__Do this__: Without the pictures, write out all the lines below exactly as they appear.

__Data lines__:
---*---

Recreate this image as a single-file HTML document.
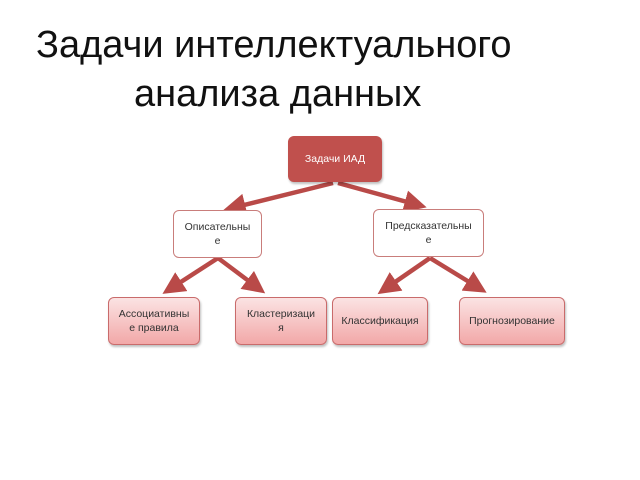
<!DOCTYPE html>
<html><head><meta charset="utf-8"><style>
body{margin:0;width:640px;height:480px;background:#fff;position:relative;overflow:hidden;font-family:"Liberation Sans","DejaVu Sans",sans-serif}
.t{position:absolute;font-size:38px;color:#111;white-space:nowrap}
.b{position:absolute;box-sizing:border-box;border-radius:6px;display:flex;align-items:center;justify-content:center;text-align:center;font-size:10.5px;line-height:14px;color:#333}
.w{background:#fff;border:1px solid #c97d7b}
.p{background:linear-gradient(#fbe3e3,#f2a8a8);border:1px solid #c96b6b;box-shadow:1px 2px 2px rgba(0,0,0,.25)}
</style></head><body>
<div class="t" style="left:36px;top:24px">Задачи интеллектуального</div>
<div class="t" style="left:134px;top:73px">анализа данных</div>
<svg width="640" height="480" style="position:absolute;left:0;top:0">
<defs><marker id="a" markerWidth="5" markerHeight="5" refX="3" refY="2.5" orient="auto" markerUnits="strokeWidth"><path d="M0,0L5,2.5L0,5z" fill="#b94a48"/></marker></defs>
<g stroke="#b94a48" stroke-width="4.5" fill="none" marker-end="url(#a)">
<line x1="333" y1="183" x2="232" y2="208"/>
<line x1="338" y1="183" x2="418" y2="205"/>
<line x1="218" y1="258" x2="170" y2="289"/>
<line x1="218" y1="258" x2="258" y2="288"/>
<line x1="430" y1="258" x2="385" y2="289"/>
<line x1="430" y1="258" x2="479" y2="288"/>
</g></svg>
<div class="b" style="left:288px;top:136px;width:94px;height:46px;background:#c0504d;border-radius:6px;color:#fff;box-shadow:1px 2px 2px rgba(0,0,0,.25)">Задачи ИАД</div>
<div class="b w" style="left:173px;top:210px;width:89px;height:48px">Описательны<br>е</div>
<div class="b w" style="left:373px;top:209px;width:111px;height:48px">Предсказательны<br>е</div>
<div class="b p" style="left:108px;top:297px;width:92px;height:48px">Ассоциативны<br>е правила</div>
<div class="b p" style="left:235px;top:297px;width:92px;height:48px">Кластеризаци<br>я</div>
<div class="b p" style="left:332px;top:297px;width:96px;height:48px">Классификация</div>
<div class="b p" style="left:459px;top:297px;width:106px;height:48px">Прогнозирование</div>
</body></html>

---*---

__Answer to this problem__:
Recreate this image as a single-file HTML document.
<!DOCTYPE html>
<html><head><meta charset="utf-8"><style>
body{margin:0;width:640px;height:480px;background:#fff;position:relative;overflow:hidden;font-family:"Liberation Sans","DejaVu Sans",sans-serif}
.t{position:absolute;font-size:38px;color:#111;white-space:nowrap}
.b{position:absolute;box-sizing:border-box;border-radius:6px;display:flex;align-items:center;justify-content:center;text-align:center;font-size:10.5px;line-height:14px;color:#333}
.w{background:#fff;border:1px solid #c97d7b}
.p{background:linear-gradient(#fbe3e3,#f2a8a8);border:1px solid #c96b6b;box-shadow:1px 2px 2px rgba(0,0,0,.25)}
</style></head><body>
<div class="t" style="left:36px;top:24px">Задачи интеллектуального</div>
<div class="t" style="left:134px;top:73px">анализа данных</div>
<svg width="640" height="480" style="position:absolute;left:0;top:0">
<defs><marker id="a" markerWidth="5" markerHeight="5" refX="3" refY="2.5" orient="auto" markerUnits="strokeWidth"><path d="M0,0L5,2.5L0,5z" fill="#b94a48"/></marker></defs>
<g stroke="#b94a48" stroke-width="4.5" fill="none" marker-end="url(#a)">
<line x1="333" y1="183" x2="232" y2="208"/>
<line x1="338" y1="183" x2="418" y2="205"/>
<line x1="218" y1="258" x2="170" y2="289"/>
<line x1="218" y1="258" x2="258" y2="288"/>
<line x1="430" y1="258" x2="385" y2="289"/>
<line x1="430" y1="258" x2="479" y2="288"/>
</g></svg>
<div class="b" style="left:288px;top:136px;width:94px;height:46px;background:#c0504d;border-radius:6px;color:#fff;box-shadow:1px 2px 2px rgba(0,0,0,.25)">Задачи ИАД</div>
<div class="b w" style="left:173px;top:210px;width:89px;height:48px">Описательны<br>е</div>
<div class="b w" style="left:373px;top:209px;width:111px;height:48px">Предсказательны<br>е</div>
<div class="b p" style="left:108px;top:297px;width:92px;height:48px">Ассоциативны<br>е правила</div>
<div class="b p" style="left:235px;top:297px;width:92px;height:48px">Кластеризаци<br>я</div>
<div class="b p" style="left:332px;top:297px;width:96px;height:48px">Классификация</div>
<div class="b p" style="left:459px;top:297px;width:106px;height:48px">Прогнозирование</div>
</body></html>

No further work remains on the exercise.